> Set task
Everything from the first line of the data below through the line that contains "const act1pDomain = [-5, 376];" should be written out exactly, please, and nothing more; the pictures stay out.

> Information provided
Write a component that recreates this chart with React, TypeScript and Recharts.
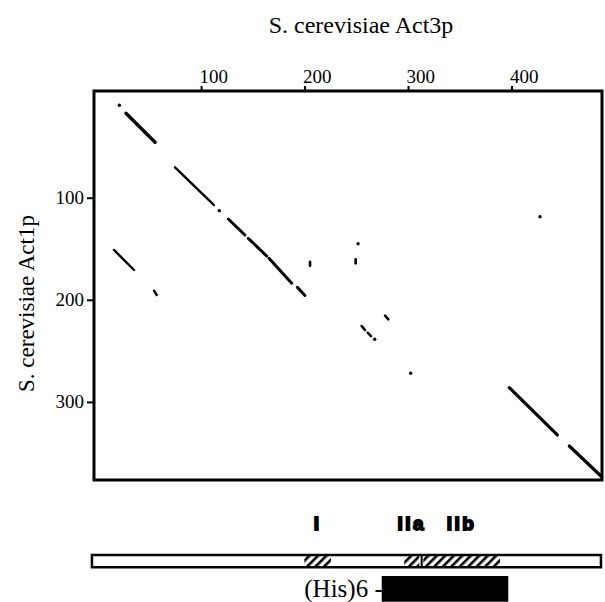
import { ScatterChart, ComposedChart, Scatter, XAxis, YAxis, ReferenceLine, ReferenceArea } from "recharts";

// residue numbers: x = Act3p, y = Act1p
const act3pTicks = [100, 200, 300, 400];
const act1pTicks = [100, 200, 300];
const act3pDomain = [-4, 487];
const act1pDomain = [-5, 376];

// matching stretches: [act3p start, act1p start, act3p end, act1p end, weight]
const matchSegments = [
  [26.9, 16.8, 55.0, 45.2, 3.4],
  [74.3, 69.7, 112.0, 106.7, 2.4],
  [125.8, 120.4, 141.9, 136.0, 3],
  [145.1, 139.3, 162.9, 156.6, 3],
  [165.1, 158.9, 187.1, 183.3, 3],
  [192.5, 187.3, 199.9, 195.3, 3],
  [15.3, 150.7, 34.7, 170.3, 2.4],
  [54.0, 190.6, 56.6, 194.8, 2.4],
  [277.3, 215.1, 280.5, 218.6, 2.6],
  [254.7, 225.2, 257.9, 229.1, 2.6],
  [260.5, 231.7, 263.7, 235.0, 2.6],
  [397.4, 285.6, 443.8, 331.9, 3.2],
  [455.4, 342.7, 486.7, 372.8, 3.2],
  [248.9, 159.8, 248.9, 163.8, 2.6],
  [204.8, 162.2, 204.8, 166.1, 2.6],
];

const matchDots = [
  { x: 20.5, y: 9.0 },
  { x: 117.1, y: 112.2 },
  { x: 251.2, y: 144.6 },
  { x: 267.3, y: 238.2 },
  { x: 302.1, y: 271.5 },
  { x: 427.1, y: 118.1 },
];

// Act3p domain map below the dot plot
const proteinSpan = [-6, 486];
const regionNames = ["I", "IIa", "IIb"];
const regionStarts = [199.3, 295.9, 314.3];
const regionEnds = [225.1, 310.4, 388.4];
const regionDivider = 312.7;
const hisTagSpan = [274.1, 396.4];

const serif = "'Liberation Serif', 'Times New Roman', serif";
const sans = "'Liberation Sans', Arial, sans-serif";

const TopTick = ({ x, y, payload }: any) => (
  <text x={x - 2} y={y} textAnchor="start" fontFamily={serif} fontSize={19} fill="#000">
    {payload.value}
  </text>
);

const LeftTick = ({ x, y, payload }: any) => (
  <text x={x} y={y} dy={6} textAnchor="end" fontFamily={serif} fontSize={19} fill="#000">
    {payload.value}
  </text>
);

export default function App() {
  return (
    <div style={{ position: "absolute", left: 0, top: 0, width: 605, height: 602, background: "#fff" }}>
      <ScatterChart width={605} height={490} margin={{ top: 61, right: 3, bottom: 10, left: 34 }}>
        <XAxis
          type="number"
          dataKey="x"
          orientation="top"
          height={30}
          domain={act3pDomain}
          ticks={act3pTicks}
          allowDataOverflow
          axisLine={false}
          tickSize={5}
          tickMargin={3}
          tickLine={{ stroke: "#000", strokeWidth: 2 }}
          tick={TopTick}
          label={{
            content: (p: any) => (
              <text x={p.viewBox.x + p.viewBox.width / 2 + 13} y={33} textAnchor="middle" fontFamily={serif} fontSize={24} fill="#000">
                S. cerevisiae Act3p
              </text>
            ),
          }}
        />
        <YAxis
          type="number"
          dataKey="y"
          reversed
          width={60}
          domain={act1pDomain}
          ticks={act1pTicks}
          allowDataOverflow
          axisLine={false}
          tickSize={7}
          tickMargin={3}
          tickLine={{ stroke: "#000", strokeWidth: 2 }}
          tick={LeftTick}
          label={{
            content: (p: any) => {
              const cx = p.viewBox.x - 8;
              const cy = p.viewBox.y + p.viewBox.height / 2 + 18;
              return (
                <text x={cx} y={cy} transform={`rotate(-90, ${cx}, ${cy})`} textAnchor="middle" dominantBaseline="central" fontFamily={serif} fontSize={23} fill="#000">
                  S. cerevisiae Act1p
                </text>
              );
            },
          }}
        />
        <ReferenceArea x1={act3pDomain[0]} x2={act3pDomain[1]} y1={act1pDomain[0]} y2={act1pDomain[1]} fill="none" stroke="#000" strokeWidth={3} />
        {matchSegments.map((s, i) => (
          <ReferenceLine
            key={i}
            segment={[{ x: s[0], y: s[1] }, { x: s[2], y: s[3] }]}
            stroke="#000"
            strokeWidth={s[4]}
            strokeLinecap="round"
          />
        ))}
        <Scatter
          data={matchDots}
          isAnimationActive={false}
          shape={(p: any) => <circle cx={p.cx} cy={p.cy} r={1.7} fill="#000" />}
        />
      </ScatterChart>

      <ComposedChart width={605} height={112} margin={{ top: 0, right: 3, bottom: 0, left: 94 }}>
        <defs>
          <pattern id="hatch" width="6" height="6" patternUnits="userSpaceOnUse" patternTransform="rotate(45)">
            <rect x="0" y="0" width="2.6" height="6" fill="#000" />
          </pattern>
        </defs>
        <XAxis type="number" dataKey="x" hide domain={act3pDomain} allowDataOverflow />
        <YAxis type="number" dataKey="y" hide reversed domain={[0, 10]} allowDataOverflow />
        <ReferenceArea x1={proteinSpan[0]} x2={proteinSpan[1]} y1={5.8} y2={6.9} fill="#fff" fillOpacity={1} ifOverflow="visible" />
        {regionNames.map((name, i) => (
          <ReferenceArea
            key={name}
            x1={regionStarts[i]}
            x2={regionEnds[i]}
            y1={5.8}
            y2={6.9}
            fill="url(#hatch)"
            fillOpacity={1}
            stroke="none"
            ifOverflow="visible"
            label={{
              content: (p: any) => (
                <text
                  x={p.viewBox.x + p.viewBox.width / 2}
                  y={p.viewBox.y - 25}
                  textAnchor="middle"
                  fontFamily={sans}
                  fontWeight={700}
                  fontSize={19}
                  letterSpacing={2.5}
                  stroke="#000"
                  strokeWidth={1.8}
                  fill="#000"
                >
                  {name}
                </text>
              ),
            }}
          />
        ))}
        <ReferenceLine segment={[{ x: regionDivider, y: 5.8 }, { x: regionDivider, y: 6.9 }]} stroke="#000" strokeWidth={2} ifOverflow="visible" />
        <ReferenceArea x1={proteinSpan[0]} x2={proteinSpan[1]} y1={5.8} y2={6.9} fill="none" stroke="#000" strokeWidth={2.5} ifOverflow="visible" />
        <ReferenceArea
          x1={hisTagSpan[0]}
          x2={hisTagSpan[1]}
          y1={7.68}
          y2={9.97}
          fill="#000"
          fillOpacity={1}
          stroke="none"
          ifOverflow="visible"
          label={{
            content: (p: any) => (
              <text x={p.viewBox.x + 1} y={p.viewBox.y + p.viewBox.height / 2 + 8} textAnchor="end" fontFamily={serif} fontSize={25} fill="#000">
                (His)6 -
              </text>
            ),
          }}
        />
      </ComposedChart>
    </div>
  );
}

> Completed exercise
Write a component that recreates this chart with React, TypeScript and Recharts.
import { ScatterChart, ComposedChart, Scatter, XAxis, YAxis, ReferenceLine, ReferenceArea } from "recharts";

// residue numbers: x = Act3p, y = Act1p
const act3pTicks = [100, 200, 300, 400];
const act1pTicks = [100, 200, 300];
const act3pDomain = [-4, 487];
const act1pDomain = [-5, 376];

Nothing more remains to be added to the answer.